PrinterMutex lock1("lock1");
PrinterMutex lock2("lock2");

int main()
{
    {
        std::lock_guard <PrinterMutex> inner (lock1);
        // do something and conditionally return
    }
    std::lock_guard <PrinterMutex> outer (lock2);
    // do something
} 

The trace will show you that a thread will always release a lock before requesting one, making a deadlock impossible.

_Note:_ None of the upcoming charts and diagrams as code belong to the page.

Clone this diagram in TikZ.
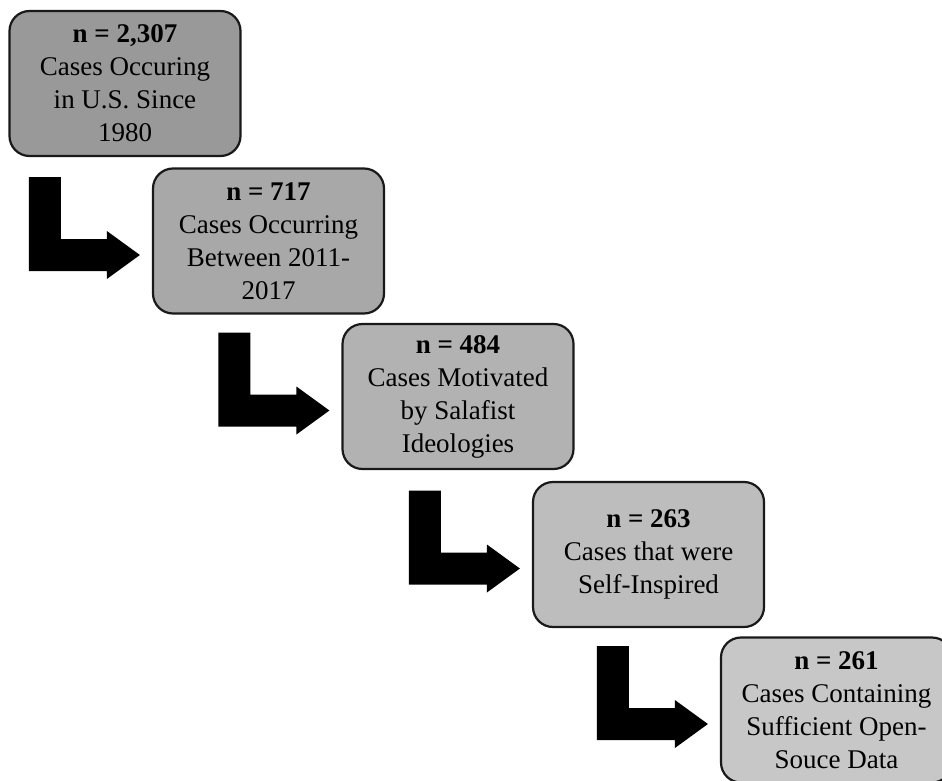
\documentclass[tikz,border=0pt]{standalone}
\usepackage{fontspec}
\setmainfont{Liberation Serif}
\usetikzlibrary{calc}

\definecolor{stageA}{gray}{0.60}
\definecolor{stageB}{gray}{0.66}
\definecolor{stageC}{gray}{0.70}
\definecolor{stageD}{gray}{0.74}
\definecolor{stageE}{gray}{0.78}

\tikzset{
  stagebox/.style={draw=black!90, line width=2.2pt, rounded corners=20pt,
    minimum width=231pt, minimum height=145pt, inner sep=0pt,
    align=center, font=\fontsize{27}{33}\selectfont},
  % bent block arrow, drawn with its tip at the pic origin
  bentarrow/.pic={
    \fill[black] (-111,-78) -- (-79,-78) -- (-79,-16) -- (-33,-16) -- (-33,-24)
      -- (0,0) -- (-33,24) -- (-33,16) -- (-111,16) -- cycle;
  }
}

\begin{document}
\begin{tikzpicture}[x=1pt, y=-1pt]
  \useasboundingbox (0,0) rectangle (942,781);
  \clip (0,0) rectangle (942,781);

  \node[stagebox, fill=stageA] (b1) at (125,83.5)
    {\textbf{n = 2,307}\\Cases Occuring\\in U.S. Since\\1980};
  \node[stagebox, fill=stageB] (b2) at (268.5,241)
    {\textbf{n = 717}\\Cases Occurring\\Between 2011-\\2017};
  \node[stagebox, fill=stageC] (b3) at (458,396.5)
    {\textbf{n = 484}\\Cases Motivated\\by Salafist\\Ideologies};
  \node[stagebox, fill=stageD] (b4) at (648.5,554.5)
    {\textbf{n = 263}\\Cases that were\\Self-Inspired};
  \node[stagebox, fill=stageE] (b5) at (836.5,710)
    {\textbf{n = 261}\\Cases Containing\\Sufficient Open-\\Souce Data};

  % arrow tips sit just left of each following box
  \coordinate (t1) at ($(b2.west)+(-12,14)$);
  \coordinate (t2) at ($(b3.west)+(-12,14)$);
  \coordinate (t3) at ($(b4.west)+(-12,14)$);
  \coordinate (t4) at ($(b5.west)+(-12,14)$);
  \foreach \t in {t1,t2,t3,t4} { \pic at (\t) {bentarrow}; }
\end{tikzpicture}
\end{document}
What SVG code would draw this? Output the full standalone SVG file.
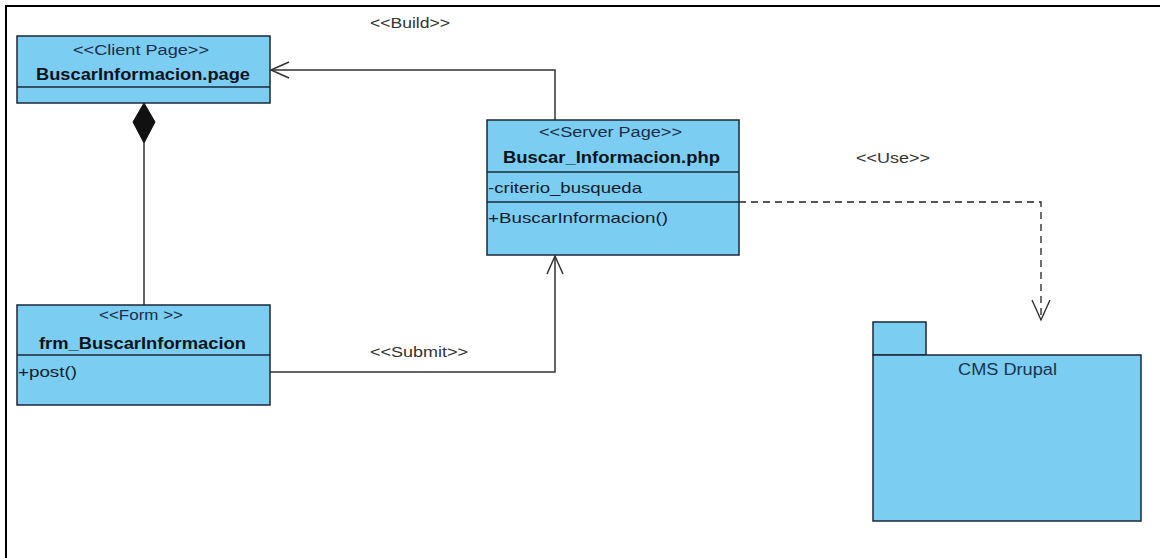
<svg xmlns="http://www.w3.org/2000/svg" width="1160" height="558" viewBox="0 0 1160 558">
  <defs>
    <style>
      .box { fill: #7bcdf1; stroke: #1b2838; stroke-width: 1.5; }
      .sep { stroke: #1b2838; stroke-width: 1.3; fill: none; }
      .edge { stroke: #333; stroke-width: 1.5; fill: none; }
      .dash { stroke: #222; stroke-width: 1.3; fill: none; stroke-dasharray: 7 5; }
      .st { font-family: "Liberation Sans", Arial, sans-serif; font-size: 14px; fill: #1c2d4a; }
      .nm { font-family: "Liberation Sans", Arial, sans-serif; font-size: 17px; font-weight: bold; fill: #0d1420; }
      .mb { font-family: "Liberation Sans", Arial, sans-serif; font-size: 15px; fill: #14202e; }
      .lb { font-family: "Liberation Sans", Arial, sans-serif; font-size: 14px; fill: #333; }
      .pk { font-family: "Liberation Sans", Arial, sans-serif; font-size: 16px; fill: #1a3350; }
    </style>
  </defs>

  <rect width="1160" height="558" fill="#fff"/>
  <!-- frame -->
  <path d="M6,558 L6,6 L1160,6" fill="none" stroke="#000" stroke-width="2"/>

  <!-- connectors -->
  <g id="connectors">
    <!-- build: server page to client page -->
    <path class="edge" d="M555,120 L555,70 L271,70"/>
    <path class="edge" d="M289,62 L271,70 L289,78"/>
    <!-- submit: form to server page -->
    <path class="edge" d="M270,372 L555,372 L555,256"/>
    <path class="edge" d="M547,274 L555,256 L563,274"/>
    <!-- use: server page to package -->
    <path class="dash" d="M739,202 L1041,202 L1041,320"/>
    <path d="M1032,300 L1041,320 L1050,300" fill="none" stroke="#222" stroke-width="1.3"/>
    <!-- composition -->
    <line x1="144" y1="143" x2="144" y2="305" class="edge"/>
    <path d="M144,103 L155,122 L144,143 L133,122 Z" fill="#111" stroke="#111"/>
    <text class="lb" x="370" y="28" textLength="80" lengthAdjust="spacingAndGlyphs">&lt;&lt;Build&gt;&gt;</text>
    <text class="lb" x="856" y="163" textLength="74" lengthAdjust="spacingAndGlyphs">&lt;&lt;Use&gt;&gt;</text>
    <text class="lb" x="370" y="357" textLength="98" lengthAdjust="spacingAndGlyphs">&lt;&lt;Submit&gt;&gt;</text>
  </g>

  <!-- client page -->
  <g id="client-page">
    <rect class="box" x="17" y="36" width="253" height="67"/>
    <line class="sep" x1="17" y1="87" x2="270" y2="87"/>
    <text class="st" x="73" y="55" textLength="136" lengthAdjust="spacingAndGlyphs">&lt;&lt;Client Page&gt;&gt;</text>
    <text class="nm" x="36" y="80" textLength="214" lengthAdjust="spacingAndGlyphs">BuscarInformacion.page</text>
  </g>

  <!-- form -->
  <g id="form">
    <rect class="box" x="17" y="305" width="253" height="100"/>
    <line class="sep" x1="17" y1="355" x2="270" y2="355"/>
    <text class="st" x="99" y="320" textLength="84" lengthAdjust="spacingAndGlyphs">&lt;&lt;Form &gt;&gt;</text>
    <text class="nm" x="39" y="349" textLength="207" lengthAdjust="spacingAndGlyphs">frm_BuscarInformacion</text>
    <text class="mb" x="18" y="377" textLength="59" lengthAdjust="spacingAndGlyphs">+post()</text>
  </g>

  <!-- server page -->
  <g id="server-page">
    <rect class="box" x="487" y="120" width="252" height="135"/>
    <line class="sep" x1="487" y1="172" x2="739" y2="172"/>
    <line class="sep" x1="487" y1="202" x2="739" y2="202"/>
    <text class="st" x="539" y="137" textLength="143" lengthAdjust="spacingAndGlyphs">&lt;&lt;Server Page&gt;&gt;</text>
    <text class="nm" x="503" y="163" textLength="217" lengthAdjust="spacingAndGlyphs">Buscar_Informacion.php</text>
    <text class="mb" x="488" y="193" textLength="154" lengthAdjust="spacingAndGlyphs">-criterio_busqueda</text>
    <text class="mb" x="488" y="223" textLength="180" lengthAdjust="spacingAndGlyphs">+BuscarInformacion()</text>
  </g>

  <!-- package -->
  <g id="cms-drupal">
    <rect class="box" x="873" y="322" width="53" height="33"/>
    <rect class="box" x="873" y="355" width="268" height="166"/>
    <text class="pk" x="958" y="375" textLength="99" lengthAdjust="spacingAndGlyphs">CMS Drupal</text>
  </g>
</svg>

If you actually need multiple mutex in your code, you should use std::lock with multiple Lockable object to lock mutexes with deadlock avoidance algorithm.

std::mutex lock1;
std::mutex lock2;
void g()
{
        std::lock(lock1, lock2);
        std::lock_guard<std::mutex> inner (lock1, std::adopt_lock);
        std::lock_guard<std::mutex> outer (lock2, std::adopt_lock);
        // Do something
}

Answer 3

If the only two accesses to your two locks (lock1, lock2) are the ones shown in your code snippet (i.e. the locks are never accessed anywhere else), a deadlock can't happen, as the two locks are never locked simultaneously.

If the pair of braces around the inner lock guard weren't there, the two locks would be locked simultaneously, but since the order is always the same (first lock1, then lock2) deadlocks would still be impossible.

However, if f were to call some other function that might lock some other lock (especially via function pointer or virtual functions), or f would call itself recursively, a deadlock could happen (depending on the exact code).

Answer 4

I see no reason this code can produce a deadlock.